Why Synchronous Flows Failed
Synchronous API flows assumed ideal conditions. In production, network delays, retries, and partial failures made this assumption unsafe.
Requests would time out after the gateway had already processed them, leaving transactions in an unknown state. Retries compounded the problem, creating duplicate operations and inconsistent data.
Event-Driven Design
All critical operations were converted into messages. Each step in the process became an independent unit of work handled asynchronously by workers.
This decoupled request handling from execution and allowed the system to absorb traffic spikes without cascading failures.
Idempotency as a First-Class Constraint
Every message carried a unique idempotency key.
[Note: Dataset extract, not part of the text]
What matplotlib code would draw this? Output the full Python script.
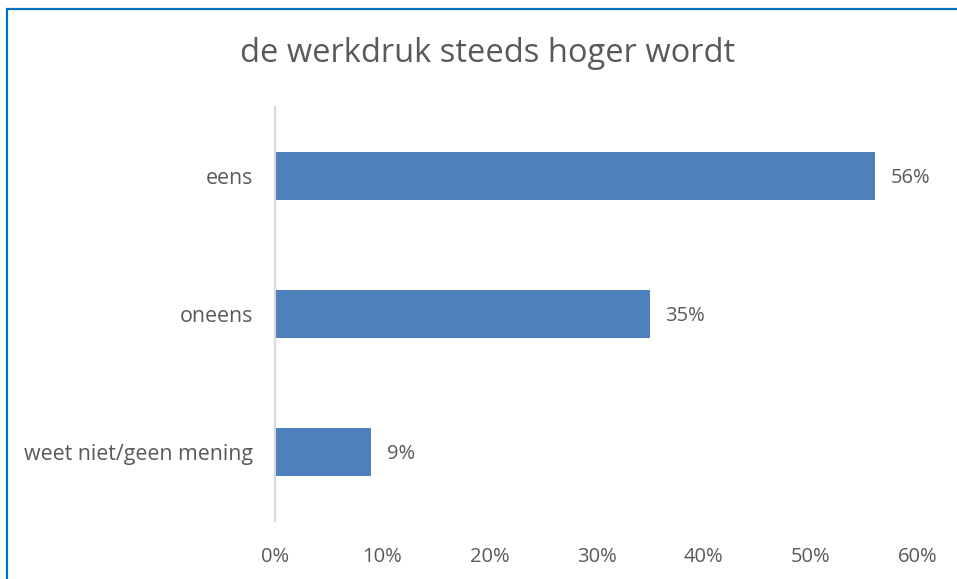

Workers always checked whether an operation had already been processed before executing it.
This ensured retries were safe and prevented duplicate side effects even during crashes or redeployments.
async function processMessage(message: PaymentMessage) {
const { idempotencyKey, payload } = message;
// Idempotency check
const existing = await store.get(idempotencyKey);
if (existing) {
return existing;
}
try {
const result = await handlePayment(payload);
await store.set(idempotencyKey, result, {
ttl: 7 * 24 * 60 * 60,
});
return result;
} catch (error) {
if (isRetryable(error)) {
throw error; // re-queue with backoff
}
await markAsFailed(payload, error);
}
}Failure Handling
Retries used exponential backoff to avoid overwhelming external services. Messages that exceeded retry limits were moved to a dead-letter queue for manual inspection.
This ensured failures were visible and actionable instead of silently lost.
Production Reality
Retries without idempotency will eventually duplicate data or lose money.
Observability
Queue depth, retry counts, processing latency, and failure reasons were tracked as first-class metrics.
This made system behavior transparent and allowed issues to be detected before users were affected.
Outcome
The system became resilient to spikes, retries, and partial outages. Failures were isolated, recoverable, and observable instead of catastrophic.